[BEGIN]
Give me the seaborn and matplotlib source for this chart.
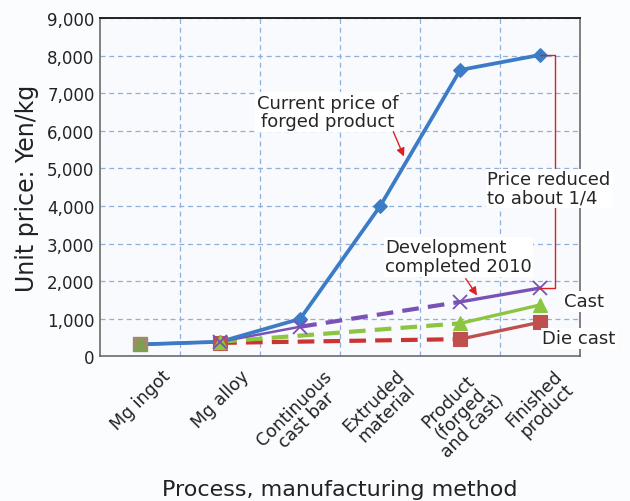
import matplotlib
matplotlib.use("Agg")
import matplotlib.pyplot as plt
import seaborn as sns
import numpy as np

# Data
categories = ["Mg ingot", "Mg alloy", "Continuous\ncast bar", "Extruded\nmaterial",
              "Product\n(forged\nand cast)", "Finished\nproduct"]
forged = [320, 390, 1000, 4000, 7620, 8020]
development = [320, 390, 790, np.nan, 1450, 1820]
cast = [320, 390, np.nan, np.nan, 880, 1370]
die_cast = [320, 360, np.nan, np.nan, 460, 910]
yticks = [0, 1000, 2000, 3000, 4000, 5000, 6000, 7000, 8000, 9000]

sns.set_theme(style="whitegrid")
plt.rcParams['font.family'] = ['DejaVu Sans']

fig, ax = plt.subplots(figsize=(6.3, 5.02), dpi=100)
fig.patch.set_facecolor("#fbfcfe")
ax.set_facecolor("#f8fafd")
fig.subplots_adjust(left=0.159, right=0.921, top=0.962, bottom=0.288)

blue = "#3c7bc6"
purple = "#7a52b6"
green = "#8cc53f"
red = "#cc3333"
red_mk = "#c0504d"


def seg(vals, i, j, color, dashed=False, lw=2.2):
    sns.lineplot(x=[i, j], y=[vals[i], vals[j]], ax=ax, color=color, lw=lw,
                 linestyle=(0, (4, 2.2)) if dashed else "-", legend=False)


# dashed projections
seg(die_cast, 1, 4, red, dashed=True, lw=3)
seg(cast, 1, 4, green, dashed=True, lw=3)
seg(development, 2, 4, purple, dashed=True, lw=3)

# solid parts
seg(development, 1, 2, purple, lw=1.8)
seg(die_cast, 4, 5, red_mk, lw=2.4)
seg(cast, 4, 5, green, lw=2.4)
seg(development, 4, 5, purple, lw=2.4)
seg(development, 0, 1, purple)

idx = list(range(len(categories)))
sns.lineplot(x=idx, y=forged, ax=ax, color=blue, lw=2.7, marker="D", markersize=7,
             markeredgecolor=blue)

# markers
for vals, mk, col, ms in [(die_cast, "s", red_mk, 10), (cast, "^", green, 10),
                          (development, "x", purple, 10)]:
    xs = [i for i in idx if not np.isnan(vals[i])]
    ys = [vals[i] for i in xs]
    ax.plot(xs[1:], ys[1:], linestyle="none", marker=mk, color=col, markersize=ms,
            markeredgewidth=1.3 if mk == "x" else 0.8)
ax.plot([0], [die_cast[0]], linestyle="none", marker="s", color="#a08a6a", markersize=10)
ax.plot([0], [cast[0]], linestyle="none", marker="^", color="#7aa050", markersize=8)

ax.set_xlim(-0.5, 5.5)
ax.set_ylim(0, 9000)
ax.set_yticks(yticks)
ax.set_yticklabels([f"{v:,}" for v in yticks], fontsize=12, color="#222222")
ax.set_xticks(idx)
ax.set_xticklabels(categories, rotation=45, ha="center", va="top", fontsize=12.5,
                   linespacing=0.95, color="#222222")
ax.tick_params(axis="both", length=0, pad=4)
ax.tick_params(axis="x", pad=7)

# grid between categories
ax.set_xticks([i + 0.5 for i in idx[:-1]], minor=True)
ax.grid(False)
ax.grid(True, which="minor", axis="x", linestyle=(0, (4, 3)), color="#8fb0da", lw=0.9)
ax.grid(True, which="major", axis="y", linestyle=(0, (4, 3)), color="#8fb0da", lw=0.9)
ax.set_axisbelow(True)

for side in ["left", "bottom", "right"]:
    ax.spines[side].set_color("#6a6a6a")
    ax.spines[side].set_linewidth(1.2)
ax.spines["top"].set_color("#222222")
ax.spines["top"].set_linewidth(1.4)

ax.set_xlabel("Process, manufacturing method", fontsize=16, color="#222222", labelpad=13)
ax.set_ylabel("Unit price: Yen/kg", fontsize=17, color="#222222", labelpad=6)

# annotations
box = dict(facecolor="white", edgecolor="none", pad=1)
ax.text(2.34, 6500, "Current price of\nforged product", fontsize=13, ha="center", va="center",
        linespacing=1.05, bbox=box)
ax.annotate("", xy=(3.31, 5250), xytext=(3.15, 6050),
            arrowprops=dict(arrowstyle="-|>", color="#e02020", lw=1.0))

ax.text(3.06, 2650, "Development\ncompleted 2010", fontsize=13, ha="left", va="center",
        linespacing=1.05, bbox=box)
ax.annotate("", xy=(4.23, 1560), xytext=(4.05, 2130),
            arrowprops=dict(arrowstyle="-|>", color="#e02020", lw=1.0))

# bracket from forged to development at finished product
bx = 5.19
ax.plot([5, bx, bx, 5], [forged[5], forged[5], development[5], development[5]],
        color="#e02020", lw=1.0)
ax.text(4.34, 4470, "Price reduced\nto about 1/4", fontsize=13, ha="left", va="center",
        linespacing=1.05, bbox=box, zorder=5)

ax.text(5.3, 1470, "Cast", fontsize=13, ha="left", va="center", bbox=box)
ax.text(5.94, 480, "Die cast", fontsize=13, ha="right", va="center", bbox=box)

fig.savefig("out.png", dpi=100, facecolor=fig.get_facecolor())
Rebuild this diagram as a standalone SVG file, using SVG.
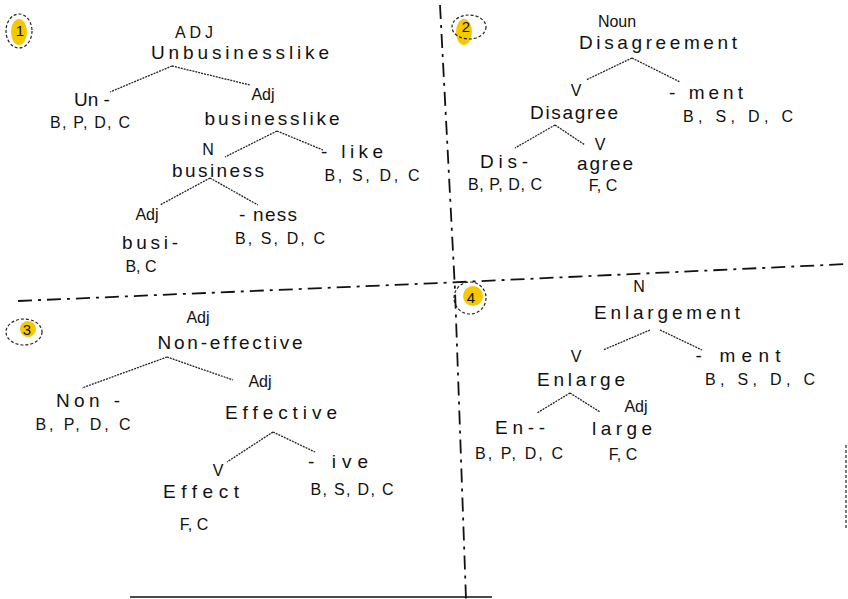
<svg xmlns="http://www.w3.org/2000/svg" width="848" height="599" viewBox="0 0 848 599">
<style>
text{font-family:"Liberation Sans","DejaVu Sans",sans-serif;fill:#111;font-size:19px;text-anchor:middle}
.s{font-size:15px}
.l{font-size:16px}
.c{stroke:#222;stroke-width:1.3;stroke-dasharray:2 1;fill:none}
.d{stroke:#111;stroke-width:1.8;stroke-dasharray:14 6 3 6;fill:none}
.o{stroke:#222;stroke-width:1.2;stroke-dasharray:3 2;fill:none}
.y{fill:#f5c800}
</style>
<rect width="848" height="599" fill="#fff"/>
<g id="dividers">
<path class="d" d="M440 5 L455 290 L466 599"/>
<path class="d" d="M18 301 L440 283 L848 264"/>
<path d="M130 597 L492 597" stroke="#111" stroke-width="1.5"/>
<path d="M846 445 L846 528" class="o"/>
</g>
<g id="markers">
<g id="m1"><ellipse class="y" cx="19" cy="32" rx="8" ry="13"/><ellipse class="o" cx="19" cy="31" rx="13" ry="17"/><text x="20" y="36" class="s">1</text></g>
<g id="m2"><ellipse class="y" cx="464" cy="32" rx="8" ry="13"/><ellipse class="o" cx="469" cy="27" rx="17" ry="12"/><text x="466" y="32" class="s">2</text></g>
<g id="m3"><circle class="y" cx="28" cy="329" r="8"/><ellipse class="o" cx="24" cy="332" rx="18" ry="13"/><text x="27" y="335" class="s">3</text></g>
<g id="m4"><circle class="y" cx="473" cy="296" r="10"/><circle class="o" cx="470" cy="298" r="16"/><text x="471" y="303" class="s">4</text></g>
</g>
<g id="connectors">
<path class="c" d="M172 66 L110 92 M172 66 L250 85"/>
<path class="c" d="M277 131 L225 157 M277 131 L323 150"/>
<path class="c" d="M210 178 L160 205 M210 178 L258 205"/>
<path class="c" d="M632 58 L586 80 M632 58 L680 82"/>
<path class="c" d="M555 125 L515 148 M555 125 L585 145"/>
<path class="c" d="M167 357 L82 388 M167 357 L233 380"/>
<path class="c" d="M273 432 L227 462 M273 432 L315 452"/>
<path class="c" d="M650 330 L603 350 M660 330 L702 350"/>
<path class="c" d="M570 393 L537 413 M570 393 L600 412"/>
</g>
<g id="n1">
<text x="194" y="38" class="l" textLength="38" lengthAdjust="spacing">ADJ</text>
<text x="240" y="59" textLength="178" lengthAdjust="spacing">Unbusinesslike</text>
</g>
<g id="n1a"><text x="92" y="106">Un -</text><text x="90" y="128" class="l" textLength="80" lengthAdjust="spacing">B, P, D, C</text></g>
<g id="n1b"><text x="263" y="100" class="l">Adj</text><text x="272" y="125" textLength="135" lengthAdjust="spacing">businesslike</text></g>
<g id="n1c"><text x="208" y="155" class="l">N</text><text x="218" y="177" textLength="92" lengthAdjust="spacing">business</text></g>
<g id="n1d"><text x="352" y="158" textLength="62" lengthAdjust="spacing">- like</text><text x="372" y="181" class="l" textLength="95" lengthAdjust="spacing">B, S, D, C</text></g>
<g id="n1e"><text x="147" y="220" class="l">Adj</text><text x="150" y="249" textLength="56" lengthAdjust="spacing">busi-</text><text x="141" y="272" class="l">B, C</text></g>
<g id="n1f"><text x="268" y="221" textLength="58" lengthAdjust="spacing">- ness</text><text x="280" y="244" class="l" textLength="90" lengthAdjust="spacing">B, S, D, C</text></g>
<g id="n2">
<text x="617" y="27" class="l">Noun</text>
<text x="658" y="49" textLength="158" lengthAdjust="spacing">Disagreement</text>
</g>
<g id="n2a"><text x="576" y="96" class="l">V</text><text x="574" y="119" textLength="88" lengthAdjust="spacing">Disagree</text></g>
<g id="n2b"><text x="706" y="99" textLength="74" lengthAdjust="spacing">- ment</text><text x="738" y="122" class="l" textLength="110" lengthAdjust="spacing">B, S, D, C</text></g>
<g id="n2c"><text x="504" y="168" textLength="48" lengthAdjust="spacing">Dis-</text><text x="505" y="190" class="l" textLength="74" lengthAdjust="spacing">B, P, D, C</text></g>
<g id="n2d"><text x="600" y="150" class="l">V</text><text x="605" y="170" textLength="56" lengthAdjust="spacing">agree</text><text x="603" y="191" class="l">F, C</text></g>
<g id="n3">
<text x="198" y="323" class="l">Adj</text>
<text x="230" y="349" textLength="145" lengthAdjust="spacing">Non-effective</text>
</g>
<g id="n3a"><text x="88" y="407" textLength="64" lengthAdjust="spacing">Non -</text><text x="83" y="430" class="l" textLength="95" lengthAdjust="spacing">B, P, D, C</text></g>
<g id="n3b"><text x="260" y="387" class="l">Adj</text><text x="281" y="419" textLength="112" lengthAdjust="spacing">Effective</text></g>
<g id="n3c"><text x="218" y="476" class="l">V</text><text x="201" y="498" textLength="76" lengthAdjust="spacing">Effect</text><text x="194" y="530" class="l">F, C</text></g>
<g id="n3d"><text x="338" y="468" textLength="60" lengthAdjust="spacing">- ive</text><text x="352" y="495" class="l" textLength="83" lengthAdjust="spacing">B, S, D, C</text></g>
<g id="n4">
<text x="639" y="292" class="l">N</text>
<text x="667" y="319" textLength="146" lengthAdjust="spacing">Enlargement</text>
</g>
<g id="n4a"><text x="576" y="362" class="l">V</text><text x="581" y="386" textLength="88" lengthAdjust="spacing">Enlarge</text></g>
<g id="n4b"><text x="738" y="362" textLength="85" lengthAdjust="spacing">- ment</text><text x="760" y="385" class="l" textLength="110" lengthAdjust="spacing">B, S, D, C</text></g>
<g id="n4c"><text x="520" y="434" textLength="50" lengthAdjust="spacing">En--</text><text x="519" y="459" class="l" textLength="88" lengthAdjust="spacing">B, P, D, C</text></g>
<g id="n4d"><text x="636" y="412" class="l">Adj</text><text x="622" y="435" textLength="60" lengthAdjust="spacing">large</text><text x="623" y="460" class="l">F, C</text></g>
</svg>
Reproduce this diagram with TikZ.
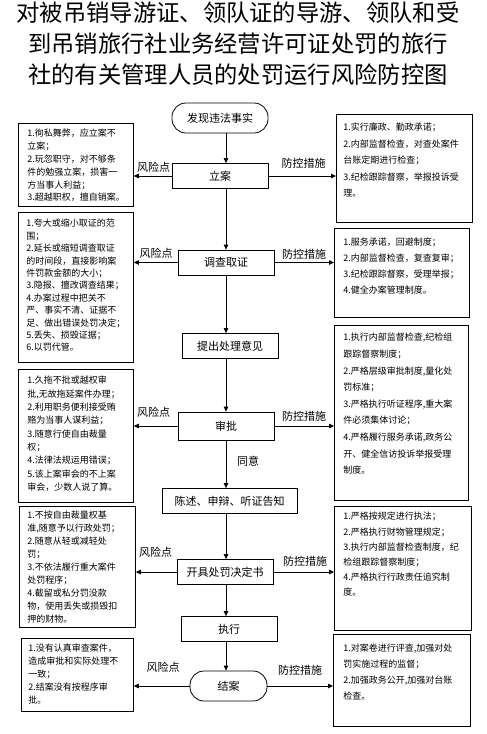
[END]
◆ What the task requires:
Repeat the listing above up to and including the line with "import numpy as np", starting from its first line. Drop any pictures.

◆ Written response:
Give me the seaborn and matplotlib source for this chart.
import matplotlib
matplotlib.use("Agg")
import matplotlib.pyplot as plt
import seaborn as sns
import numpy as np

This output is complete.